In 2017 details of this looting case, which began in the capital of the Dacians civilization in the central mountains of Romania, were detailed in a fifty-minute documentary called
“The Hunt for Transylvanian Gold.”
Of the 24 gold spirals, stolen between 1998 and 2001,
only 13 have been recovered. They are now on display at the Muzeul Național de Istorie a României. Six of the bracelets are believed to have passed through the hands of one antiquities collector, Ilic Ljubisa, believed to have been the organizer of a group of traffickers known as the "Serbian cartel" which operated out of Zurich. Ljubisa bought three pairs of the gold spirals and is believed to have been involved in their transport to Belgrade.
In the documentary, Veres is filmed making several interesting, if not quite incriminating, statements regarding the methodologies used by the antiquities handlers caught up in the Dacian gold looting case.

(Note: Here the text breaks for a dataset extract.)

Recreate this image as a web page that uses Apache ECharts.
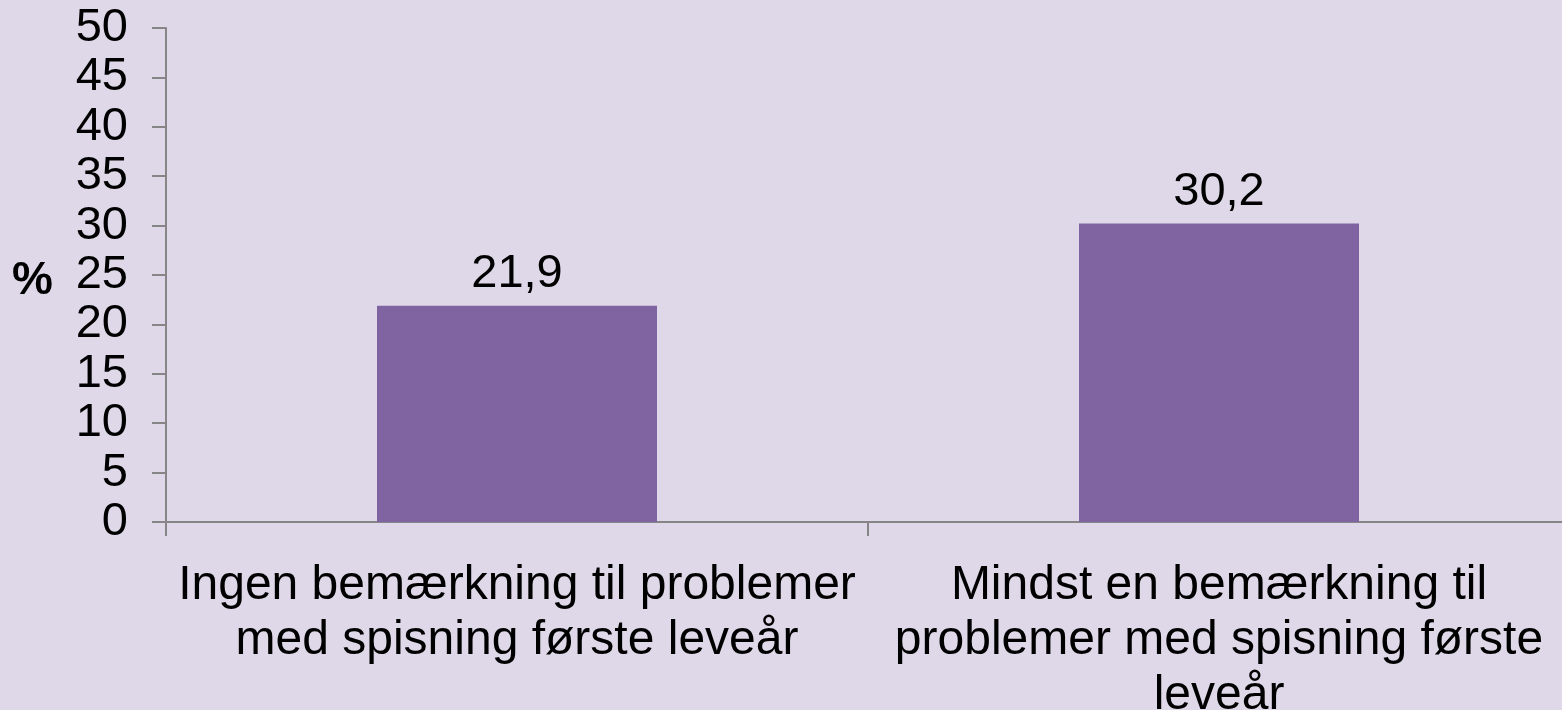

Veres comments on the city of Belgrade in Serbia and its role in the illicit trade of cultural heritage
“Belgrade, as you know, is *inaudible* the biggest capital maybe in the whole world for stolen art. So...the....let's call it the Serbian mafia, it would be a number of individuals who, would, amongst other things, deal with ancient objects and would have clients in the west.”
Veres comments on the differences between art dealers in Western Europe and art dealers in the Balkans
“I've known these people as dealers, and as I say, you can look at this in a...in another context, as I say, if, the laws in countries like Serbia and Romania were different, these people wouldn't be much different from myself. But the point is that, this activity you can carry on legally in somewhere like Germany, France, even Italy, let's say, and in other countries, you can't carry it on because of the nature of cultural.... the laws of cultural property.”
While drawing out a hypothetical illicit trafficking route, Veres comments on how plundered art moves from Romania to Serbia
“In the case of these spirals, once you have, once they are here in Belgrade, then of course they go to ahh Vienna, ummm Munich, maybe Zurich, and Geneva. These are the, I would say, the first stops, and from here then, to America. So it is a personal trade, run by professionals, who know what they are doing very, very well. The bus drivers they know where to hide things. So you give them a small package, you know, five hundred euros and I'm sure ahhh this can be transported to Belgrade, to Vienna overnight. It's very efficient, like DHL.”
Efficient like DHL. Words worth remembering.